CHALLENGE =
Can you transcribe every line exactly and leave the pictures behind?

SUPPLIED DATA =
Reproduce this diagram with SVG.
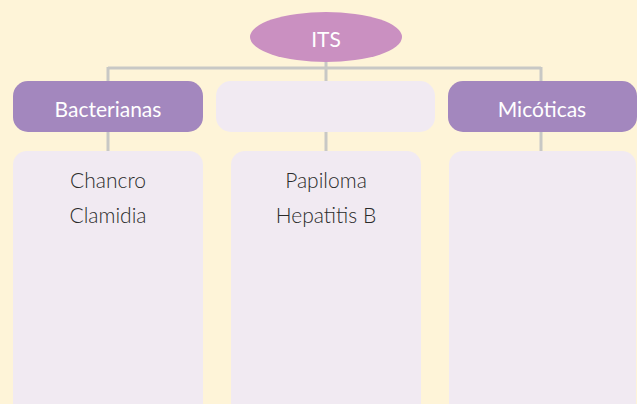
<svg xmlns="http://www.w3.org/2000/svg" width="637" height="404" viewBox="0 0 637 404">
<style>
.head{fill:#A387BE}
.light{fill:#F1EAF2}
.wt{font-family:"Lato","Open Sans",sans-serif;font-size:21px;fill:#ffffff;text-anchor:middle}
.dt{font-family:"Lato","Open Sans",sans-serif;font-size:21px;font-weight:300;fill:#2a2a2a;text-anchor:middle}
.ln{stroke:#C8C8C5;stroke-width:3;fill:none}
</style>
<rect x="0" y="0" width="637" height="404" fill="#FEF4D8"/>
<g id="connectors">
<path class="ln" d="M326 62V81 M108 68H541 M108 67V81 M541 67V81 M108 132V151 M326 132V151 M541 132V151"/>
</g>
<g id="its">
<ellipse cx="326" cy="37" rx="76" ry="25" fill="#CA90C1"/>
<text class="wt" x="326" y="47">ITS</text>
</g>
<g id="bacterianas">
<rect class="head" x="13" y="81" width="190" height="51" rx="15"/>
<text class="wt" x="108" y="117">Bacterianas</text>
</g>
<g id="virales">
<rect class="light" x="216" y="81" width="219" height="51" rx="15"/>
</g>
<g id="micoticas">
<rect class="head" x="448" y="81" width="189" height="51" rx="15"/>
<text class="wt" x="542" y="117">Micóticas</text>
</g>
<g id="box-bacterianas">
<rect class="light" x="13" y="151" width="190" height="265" rx="14"/>
<text class="dt" x="108" y="188">Chancro</text>
<text class="dt" x="108" y="223">Clamidia</text>
</g>
<g id="box-virales">
<rect class="light" x="231" y="151" width="190" height="265" rx="14"/>
<text class="dt" x="326" y="188">Papiloma</text>
<text class="dt" x="326" y="223">Hepatitis B</text>
</g>
<g id="box-micoticas">
<rect class="light" x="449" y="151" width="187" height="265" rx="14"/>
</g>
</svg>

TASK SOLUTION =
Reproduce this diagram with SVG.
<svg xmlns="http://www.w3.org/2000/svg" width="637" height="404" viewBox="0 0 637 404">
<style>
.head{fill:#A387BE}
.light{fill:#F1EAF2}
.wt{font-family:"Lato","Open Sans",sans-serif;font-size:21px;fill:#ffffff;text-anchor:middle}
.dt{font-family:"Lato","Open Sans",sans-serif;font-size:21px;font-weight:300;fill:#2a2a2a;text-anchor:middle}
.ln{stroke:#C8C8C5;stroke-width:3;fill:none}
</style>
<rect x="0" y="0" width="637" height="404" fill="#FEF4D8"/>
<g id="connectors">
<path class="ln" d="M326 62V81 M108 68H541 M108 67V81 M541 67V81 M108 132V151 M326 132V151 M541 132V151"/>
</g>
<g id="its">
<ellipse cx="326" cy="37" rx="76" ry="25" fill="#CA90C1"/>
<text class="wt" x="326" y="47">ITS</text>
</g>
<g id="bacterianas">
<rect class="head" x="13" y="81" width="190" height="51" rx="15"/>
<text class="wt" x="108" y="117">Bacterianas</text>
</g>
<g id="virales">
<rect class="light" x="216" y="81" width="219" height="51" rx="15"/>
</g>
<g id="micoticas">
<rect class="head" x="448" y="81" width="189" height="51" rx="15"/>
<text class="wt" x="542" y="117">Micóticas</text>
</g>
<g id="box-bacterianas">
<rect class="light" x="13" y="151" width="190" height="265" rx="14"/>
<text class="dt" x="108" y="188">Chancro</text>
<text class="dt" x="108" y="223">Clamidia</text>
</g>
<g id="box-virales">
<rect class="light" x="231" y="151" width="190" height="265" rx="14"/>
<text class="dt" x="326" y="188">Papiloma</text>
<text class="dt" x="326" y="223">Hepatitis B</text>
</g>
<g id="box-micoticas">
<rect class="light" x="449" y="151" width="187" height="265" rx="14"/>
</g>
</svg>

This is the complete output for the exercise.